:: Required task ::
Reproduce exactly the lines below, from the first one through the line containing "const xDomain = [443766,433653];", and omit any pictures.
-------- Listed records
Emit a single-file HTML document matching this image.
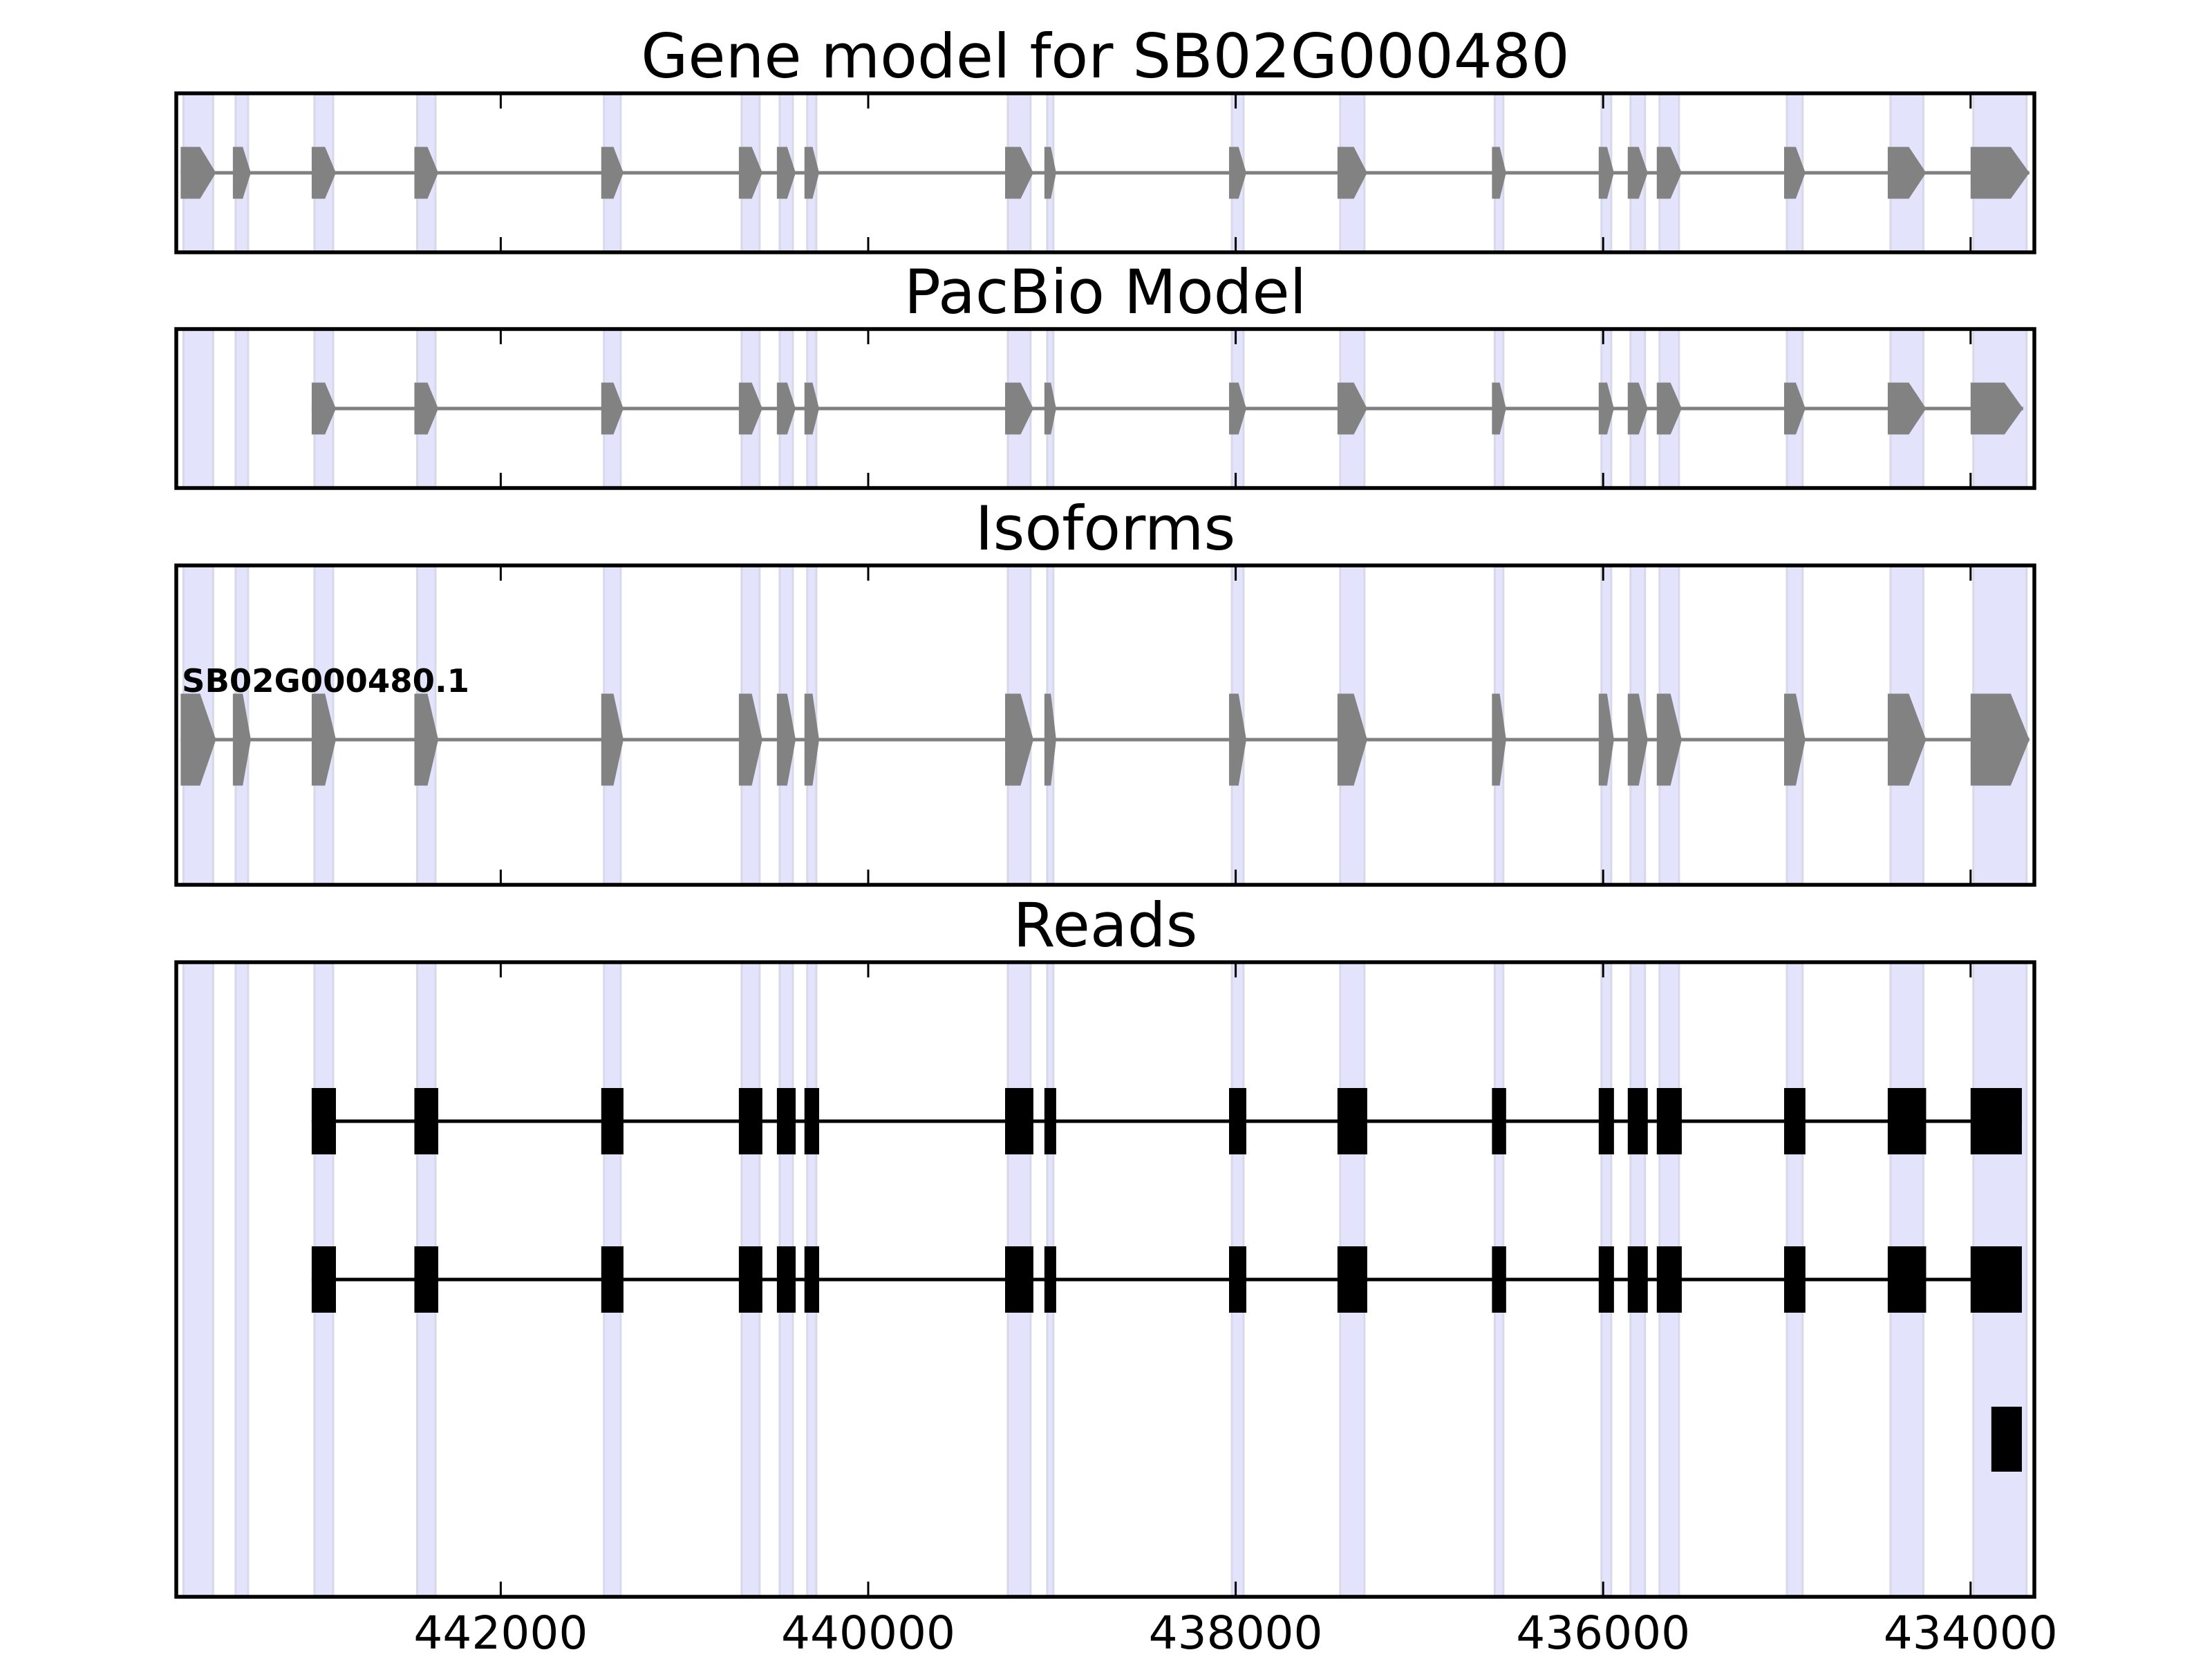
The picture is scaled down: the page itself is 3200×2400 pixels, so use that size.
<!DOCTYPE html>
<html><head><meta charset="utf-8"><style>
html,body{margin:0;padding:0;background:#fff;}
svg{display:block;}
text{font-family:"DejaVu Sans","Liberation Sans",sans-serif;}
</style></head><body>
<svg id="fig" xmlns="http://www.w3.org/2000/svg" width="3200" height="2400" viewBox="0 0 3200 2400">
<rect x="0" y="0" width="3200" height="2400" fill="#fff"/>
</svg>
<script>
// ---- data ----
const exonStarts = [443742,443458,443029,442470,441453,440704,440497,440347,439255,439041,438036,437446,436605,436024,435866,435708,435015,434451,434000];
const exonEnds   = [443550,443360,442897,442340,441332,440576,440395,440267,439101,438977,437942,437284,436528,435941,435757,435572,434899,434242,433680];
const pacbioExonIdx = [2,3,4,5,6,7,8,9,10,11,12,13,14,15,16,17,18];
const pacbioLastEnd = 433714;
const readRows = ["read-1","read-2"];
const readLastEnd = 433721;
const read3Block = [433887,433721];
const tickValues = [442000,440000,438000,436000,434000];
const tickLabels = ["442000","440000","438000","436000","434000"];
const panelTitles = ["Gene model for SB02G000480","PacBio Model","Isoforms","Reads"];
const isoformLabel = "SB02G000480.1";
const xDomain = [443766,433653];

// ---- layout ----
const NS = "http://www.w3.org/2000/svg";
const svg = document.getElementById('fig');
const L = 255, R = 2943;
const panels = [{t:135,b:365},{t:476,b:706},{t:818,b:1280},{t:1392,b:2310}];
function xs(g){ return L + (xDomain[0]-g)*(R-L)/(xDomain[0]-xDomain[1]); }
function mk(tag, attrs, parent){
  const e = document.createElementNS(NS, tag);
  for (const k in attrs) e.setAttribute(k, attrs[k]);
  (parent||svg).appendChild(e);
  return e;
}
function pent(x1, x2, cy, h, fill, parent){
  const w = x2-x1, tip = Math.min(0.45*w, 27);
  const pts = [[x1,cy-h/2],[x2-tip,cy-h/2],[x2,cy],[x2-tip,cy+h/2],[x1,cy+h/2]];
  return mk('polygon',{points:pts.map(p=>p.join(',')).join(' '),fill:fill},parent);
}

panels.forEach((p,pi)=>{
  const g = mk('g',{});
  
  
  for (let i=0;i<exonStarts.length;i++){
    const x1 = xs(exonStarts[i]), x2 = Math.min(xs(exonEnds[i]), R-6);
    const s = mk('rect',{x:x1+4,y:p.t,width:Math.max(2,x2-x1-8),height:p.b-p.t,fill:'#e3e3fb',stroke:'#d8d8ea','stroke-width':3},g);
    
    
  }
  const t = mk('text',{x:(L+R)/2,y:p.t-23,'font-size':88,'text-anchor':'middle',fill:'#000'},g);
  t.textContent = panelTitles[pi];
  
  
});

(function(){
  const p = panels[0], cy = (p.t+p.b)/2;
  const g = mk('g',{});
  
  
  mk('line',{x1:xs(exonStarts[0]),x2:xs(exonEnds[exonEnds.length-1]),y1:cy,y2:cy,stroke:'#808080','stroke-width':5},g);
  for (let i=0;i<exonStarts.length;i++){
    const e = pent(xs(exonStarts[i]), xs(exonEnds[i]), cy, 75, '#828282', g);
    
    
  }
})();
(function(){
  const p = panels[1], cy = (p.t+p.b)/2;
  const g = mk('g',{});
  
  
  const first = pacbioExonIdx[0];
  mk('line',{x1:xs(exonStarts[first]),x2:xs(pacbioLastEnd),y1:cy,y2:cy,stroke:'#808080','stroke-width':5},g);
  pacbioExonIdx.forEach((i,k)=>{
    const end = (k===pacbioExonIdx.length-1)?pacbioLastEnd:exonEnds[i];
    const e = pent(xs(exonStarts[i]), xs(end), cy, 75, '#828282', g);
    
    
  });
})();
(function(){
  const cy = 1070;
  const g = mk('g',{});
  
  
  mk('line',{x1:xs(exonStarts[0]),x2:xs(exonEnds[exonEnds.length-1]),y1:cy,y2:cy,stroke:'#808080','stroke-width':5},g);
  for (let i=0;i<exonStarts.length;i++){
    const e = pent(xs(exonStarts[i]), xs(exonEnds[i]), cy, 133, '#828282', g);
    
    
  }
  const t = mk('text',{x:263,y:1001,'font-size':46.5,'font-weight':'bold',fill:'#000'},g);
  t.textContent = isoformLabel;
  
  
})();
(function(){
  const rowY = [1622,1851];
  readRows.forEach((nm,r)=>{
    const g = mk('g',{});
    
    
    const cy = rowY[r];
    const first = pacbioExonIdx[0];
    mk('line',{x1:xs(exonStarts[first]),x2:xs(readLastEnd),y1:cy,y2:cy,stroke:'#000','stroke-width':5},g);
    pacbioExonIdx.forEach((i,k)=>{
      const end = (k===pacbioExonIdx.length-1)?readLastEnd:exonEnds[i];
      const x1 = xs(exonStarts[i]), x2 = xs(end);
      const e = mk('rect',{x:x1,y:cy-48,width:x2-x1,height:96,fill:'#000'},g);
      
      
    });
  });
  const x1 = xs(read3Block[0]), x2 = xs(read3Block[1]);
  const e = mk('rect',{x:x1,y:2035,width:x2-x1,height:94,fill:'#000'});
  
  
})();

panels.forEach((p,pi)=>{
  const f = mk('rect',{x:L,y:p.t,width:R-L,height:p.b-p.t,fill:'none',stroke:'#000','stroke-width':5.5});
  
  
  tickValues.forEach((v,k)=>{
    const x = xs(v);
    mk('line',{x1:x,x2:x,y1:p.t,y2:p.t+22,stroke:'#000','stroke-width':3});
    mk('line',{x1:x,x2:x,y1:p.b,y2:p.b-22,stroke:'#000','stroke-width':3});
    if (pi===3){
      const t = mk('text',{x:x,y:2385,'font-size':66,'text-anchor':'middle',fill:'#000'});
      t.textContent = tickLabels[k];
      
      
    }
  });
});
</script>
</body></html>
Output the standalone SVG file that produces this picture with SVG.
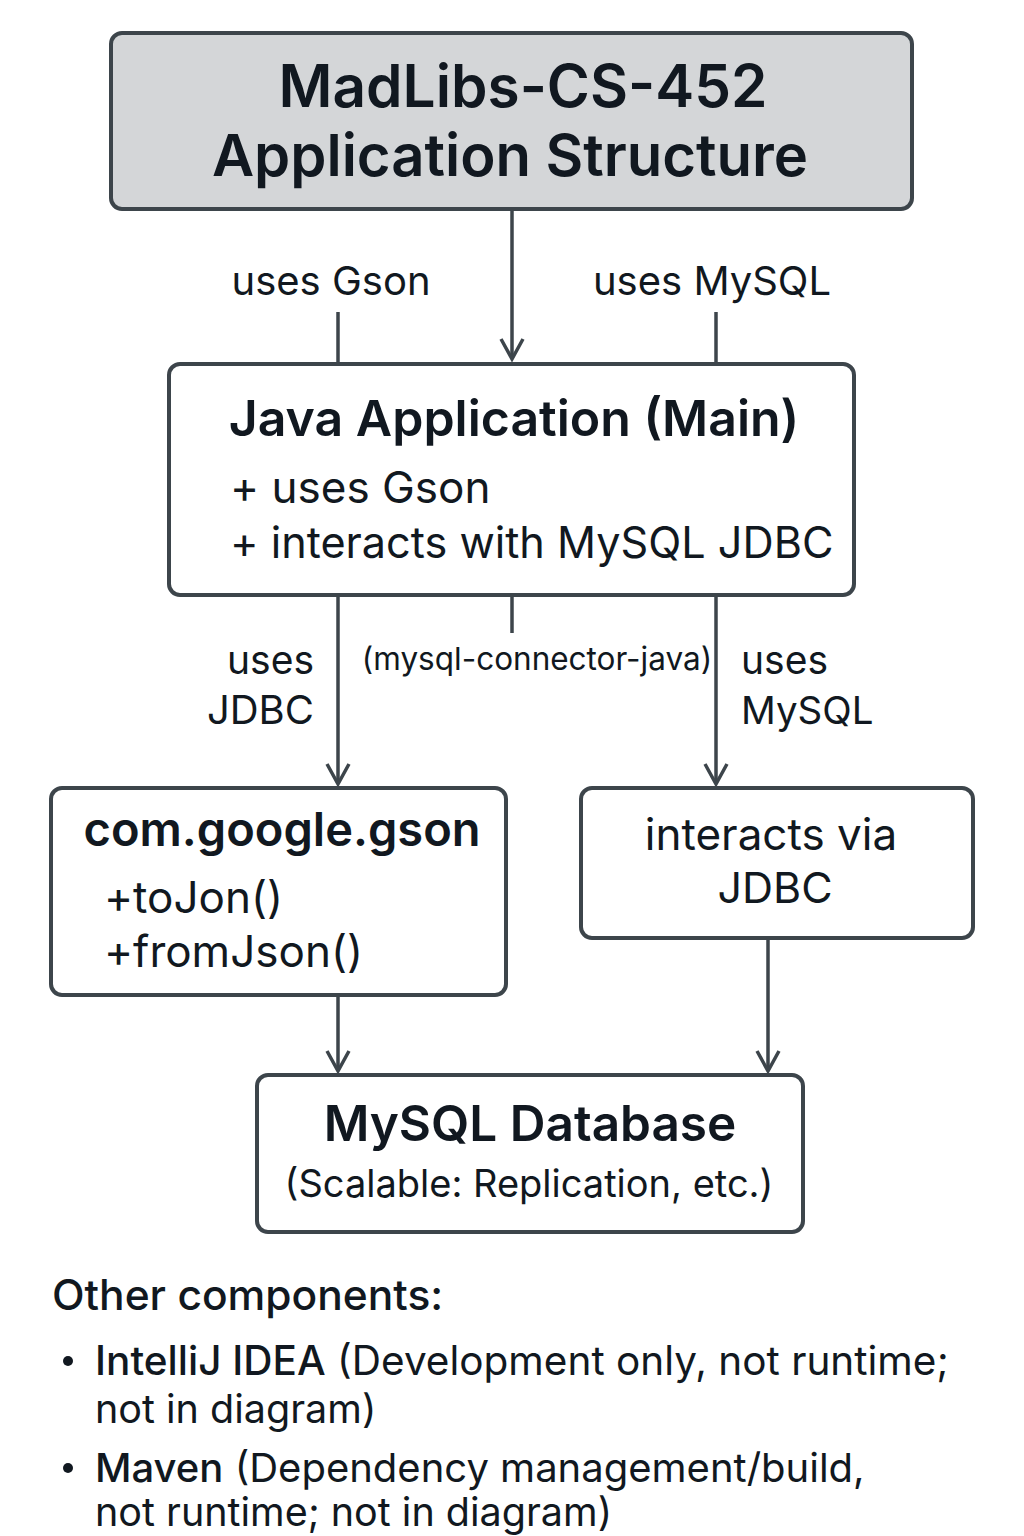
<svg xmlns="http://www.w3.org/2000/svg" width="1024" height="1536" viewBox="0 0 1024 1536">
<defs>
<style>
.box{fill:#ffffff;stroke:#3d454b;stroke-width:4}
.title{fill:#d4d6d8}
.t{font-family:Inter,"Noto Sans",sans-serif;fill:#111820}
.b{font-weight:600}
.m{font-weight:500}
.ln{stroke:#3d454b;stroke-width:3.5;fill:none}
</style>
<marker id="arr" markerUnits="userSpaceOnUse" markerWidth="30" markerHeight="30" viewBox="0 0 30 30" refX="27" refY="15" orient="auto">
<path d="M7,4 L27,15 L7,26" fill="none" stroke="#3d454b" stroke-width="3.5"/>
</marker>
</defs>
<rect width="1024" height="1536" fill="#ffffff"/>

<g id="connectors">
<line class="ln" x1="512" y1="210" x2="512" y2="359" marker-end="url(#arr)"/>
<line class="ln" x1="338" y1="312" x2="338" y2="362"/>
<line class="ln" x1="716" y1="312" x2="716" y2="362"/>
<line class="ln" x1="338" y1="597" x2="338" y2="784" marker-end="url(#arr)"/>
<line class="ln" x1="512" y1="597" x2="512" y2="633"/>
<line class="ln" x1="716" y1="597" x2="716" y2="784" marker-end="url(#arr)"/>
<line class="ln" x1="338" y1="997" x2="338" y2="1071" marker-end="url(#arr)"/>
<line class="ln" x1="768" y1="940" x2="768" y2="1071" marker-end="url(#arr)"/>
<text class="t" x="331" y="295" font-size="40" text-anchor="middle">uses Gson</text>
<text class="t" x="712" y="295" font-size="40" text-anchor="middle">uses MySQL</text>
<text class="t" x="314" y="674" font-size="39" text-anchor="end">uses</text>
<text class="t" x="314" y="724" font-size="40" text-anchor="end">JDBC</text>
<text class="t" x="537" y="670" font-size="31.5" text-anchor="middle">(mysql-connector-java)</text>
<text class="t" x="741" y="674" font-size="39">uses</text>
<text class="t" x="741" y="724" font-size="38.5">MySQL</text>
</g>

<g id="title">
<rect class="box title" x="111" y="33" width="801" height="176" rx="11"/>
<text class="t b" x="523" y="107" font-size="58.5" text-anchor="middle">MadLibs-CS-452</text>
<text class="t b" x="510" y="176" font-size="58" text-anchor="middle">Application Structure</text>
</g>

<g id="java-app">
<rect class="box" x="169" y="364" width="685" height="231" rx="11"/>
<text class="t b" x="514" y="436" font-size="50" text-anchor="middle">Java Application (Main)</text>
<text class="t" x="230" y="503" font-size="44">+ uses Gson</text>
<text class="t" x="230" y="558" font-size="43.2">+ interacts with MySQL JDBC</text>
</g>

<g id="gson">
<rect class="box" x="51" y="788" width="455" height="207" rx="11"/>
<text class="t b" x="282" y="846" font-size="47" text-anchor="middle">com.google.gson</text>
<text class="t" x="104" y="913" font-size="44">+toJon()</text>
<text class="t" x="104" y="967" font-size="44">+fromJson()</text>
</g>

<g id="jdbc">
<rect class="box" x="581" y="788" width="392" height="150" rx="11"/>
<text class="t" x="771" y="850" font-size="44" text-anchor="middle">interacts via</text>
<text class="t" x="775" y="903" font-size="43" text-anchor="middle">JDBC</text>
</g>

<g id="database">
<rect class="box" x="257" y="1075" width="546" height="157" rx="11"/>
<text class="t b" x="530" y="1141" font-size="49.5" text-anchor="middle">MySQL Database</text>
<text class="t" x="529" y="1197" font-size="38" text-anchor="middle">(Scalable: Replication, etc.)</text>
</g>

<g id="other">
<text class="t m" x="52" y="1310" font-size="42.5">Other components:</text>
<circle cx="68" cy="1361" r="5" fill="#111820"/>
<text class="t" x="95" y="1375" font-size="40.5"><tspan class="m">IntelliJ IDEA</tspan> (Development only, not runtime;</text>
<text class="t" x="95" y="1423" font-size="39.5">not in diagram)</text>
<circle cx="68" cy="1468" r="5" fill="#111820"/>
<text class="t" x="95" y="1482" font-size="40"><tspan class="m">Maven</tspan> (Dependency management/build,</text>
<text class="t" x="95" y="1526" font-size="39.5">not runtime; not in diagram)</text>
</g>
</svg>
----------------
:: Problem solution ::
Emit a single-file HTML document matching this image.
The picture is scaled down: the page itself is 3200×2400 pixels, so use that size.
<!DOCTYPE html>
<html><head><meta charset="utf-8"><style>
html,body{margin:0;padding:0;background:#fff;}
svg{display:block;}
text{font-family:"DejaVu Sans","Liberation Sans",sans-serif;}
</style></head><body>
<svg id="fig" xmlns="http://www.w3.org/2000/svg" width="3200" height="2400" viewBox="0 0 3200 2400">
<rect x="0" y="0" width="3200" height="2400" fill="#fff"/>
</svg>
<script>
// ---- data ----
const exonStarts = [443742,443458,443029,442470,441453,440704,440497,440347,439255,439041,438036,437446,436605,436024,435866,435708,435015,434451,434000];
const exonEnds   = [443550,443360,442897,442340,441332,440576,440395,440267,439101,438977,437942,437284,436528,435941,435757,435572,434899,434242,433680];
const pacbioExonIdx = [2,3,4,5,6,7,8,9,10,11,12,13,14,15,16,17,18];
const pacbioLastEnd = 433714;
const readRows = ["read-1","read-2"];
const readLastEnd = 433721;
const read3Block = [433887,433721];
const tickValues = [442000,440000,438000,436000,434000];
const tickLabels = ["442000","440000","438000","436000","434000"];
const panelTitles = ["Gene model for SB02G000480","PacBio Model","Isoforms","Reads"];
const isoformLabel = "SB02G000480.1";
const xDomain = [443766,433653];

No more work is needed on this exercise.